A review by library_brandy
Fallout by Todd Strasser

4.0

Everyone in the neighborhood made fun of Scott's dad when he started building the bomb shelter. Sure, everyone knows the threat of the Russians, but it would be mutually assured destruction--so while the Russians COULD destroy the US, they definitely WOULDN'T.

Until the night they do. The October night when Scott's dad wakes him up and ushers the whole family into the bomb shelter--and then tries in vain to hold the door shut against the neighbors who are also trying to get in. The shelter was only stocked with enough food and supplies for two weeks for four people, but it suddenly needs to stretch to ten. With no clocks or watches, there's no sense of how long they've been down there, or how much longer they'll need to stay. Four kids and six adults, one of whom is nearly comatose from a head injury falling down the ladder into the shelter. In such close quarters, with little food and no privacy, tempers flare: fear, racism, despair, anger.
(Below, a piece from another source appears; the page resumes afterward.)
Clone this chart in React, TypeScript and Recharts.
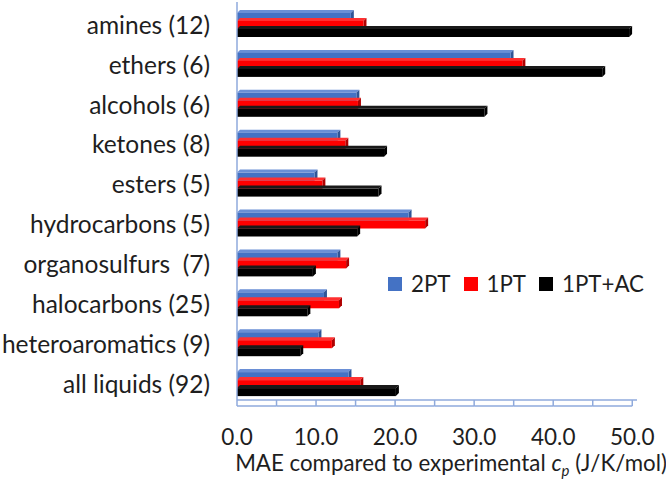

I kept waiting for this to resolve in some kind of misunderstanding of the circumstances, some sort of Donnie Darko plane-crashed-into-the-house thing, but ... no. This is the real deal. This is claustrophobic and stuffy in a visceral way. Bad things have actually, legitimately happened. I'd love to see what happens next, what the aftermath is like for Scott and the others. But that's a different story, one we don't get here and can only imagine at.

Will be passing this along to my middle-schoolers, possibly paired with SA Bodeen's The Compound.